Apart from insulating its budget from scrutiny, Onyekpere said that the National Assembly ignored representations from civil society organisations pointing out latent corruption in the estimates of many MDAs and went ahead to appropriate funds for dubious vote heads.
According to Onyekpere, several civil society organisations under the aegis of Citizens Wealth Platform did a review of the budget and discovered a lot of fraudulent padding, repetitive and completely outrageous votes in the 2012 budget.
“We published the review we did, submitted it to the budget office and also gave copies to members of the National Assembly. Every senator and member of the House of Representatives got a copy,” he said.
(Check for full text of the interview with Onyekpere in the Interviews section)
The lawyer, however, observed that the recommendations were ignored.
“When the budget was passed we did another review and we discovered that over 90 percent of our proposals were ignored,” he disclosed.

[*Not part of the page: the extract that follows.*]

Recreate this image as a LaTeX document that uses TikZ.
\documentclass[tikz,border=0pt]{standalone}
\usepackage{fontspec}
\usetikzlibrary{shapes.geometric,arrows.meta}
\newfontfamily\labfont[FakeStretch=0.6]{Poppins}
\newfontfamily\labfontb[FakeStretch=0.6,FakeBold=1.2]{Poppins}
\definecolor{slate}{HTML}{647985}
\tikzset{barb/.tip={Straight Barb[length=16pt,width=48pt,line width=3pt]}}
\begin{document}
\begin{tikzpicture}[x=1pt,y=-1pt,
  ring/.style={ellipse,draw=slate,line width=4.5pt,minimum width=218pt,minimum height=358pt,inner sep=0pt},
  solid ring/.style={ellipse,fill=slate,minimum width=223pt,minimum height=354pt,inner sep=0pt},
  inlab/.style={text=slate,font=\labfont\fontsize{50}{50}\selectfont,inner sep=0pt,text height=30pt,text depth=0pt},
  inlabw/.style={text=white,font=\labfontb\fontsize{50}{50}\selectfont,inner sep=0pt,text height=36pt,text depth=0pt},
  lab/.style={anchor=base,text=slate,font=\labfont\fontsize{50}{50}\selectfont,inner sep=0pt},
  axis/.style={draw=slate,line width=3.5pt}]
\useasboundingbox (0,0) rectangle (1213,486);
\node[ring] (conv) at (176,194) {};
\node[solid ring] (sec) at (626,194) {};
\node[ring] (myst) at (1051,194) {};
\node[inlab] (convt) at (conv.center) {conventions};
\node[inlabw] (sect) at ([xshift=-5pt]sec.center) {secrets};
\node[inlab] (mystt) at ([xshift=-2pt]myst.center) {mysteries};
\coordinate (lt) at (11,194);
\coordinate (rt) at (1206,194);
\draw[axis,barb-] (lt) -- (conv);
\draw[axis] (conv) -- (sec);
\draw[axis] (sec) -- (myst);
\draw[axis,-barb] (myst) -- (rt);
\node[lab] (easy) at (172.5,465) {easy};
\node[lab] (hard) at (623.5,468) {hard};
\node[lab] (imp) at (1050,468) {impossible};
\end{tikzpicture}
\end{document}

He concluded in frustration, “In spite of all the things we pointed out nothing was done. It appears that the National Assembly did not do its home work.”
But Onyekpere also blames the executive for a lack of political will to ensure that the budget meets the developmental needs of the people and leaves no room for corruption.
First, he observes that the executive arm of government itself in deeply enmeshed in the corrupt the budgetary process.
“Of course everybody knows of the huge feeding allowance of the president. Everybody knows about huge sums spent on watering lawns in the Villa. Everybody knows about repetitive demands for the renovation and purchase of guest houses for the vice president.”
That is why, he says, the executive cannot frown at the high handedness of the legislature when it concerns the annual budget.
“It is unfortunate. The legislature is supposed to check the executive and the executive is somehow also supposed to check the legislature but if there is a conspiracy between the man who is supposed to do the job and the supervisor what happens? The executive and legislature are in an incestuous relationship,” Onyekpere stated.
Since the executive and legislature have abdicated their roles of ensuring of ensuring fiscal responsibility, Onyekpere believes that the Nigerians have to take over the budgeting process in order to democratize it.
This, he said, civil society groups in the country are working at by organising sensitisation town hall meetings in the geo political zones on the budget.
“What we are doing is that before the end of June we are going to go to all the geo political zones and hand these documents to community development associations, market women groups, artisan groups and so on, telling them about things that have been put in the budget for their communities so that they can follow up” the CENSOJ director stated.
“We are going to hold town hall meetings in the communities and distribute these documents so that people will know and begin to ask questions. We are tired of a few NGOs asking the questions and becoming predictable. It is better for the people at the grassroots to begin to ask the questions,” he enlightened further.
These would not only ensure that the people decide what their needs are and thus what is appropriated for capital projects but also enable them monitor implementation of the budget.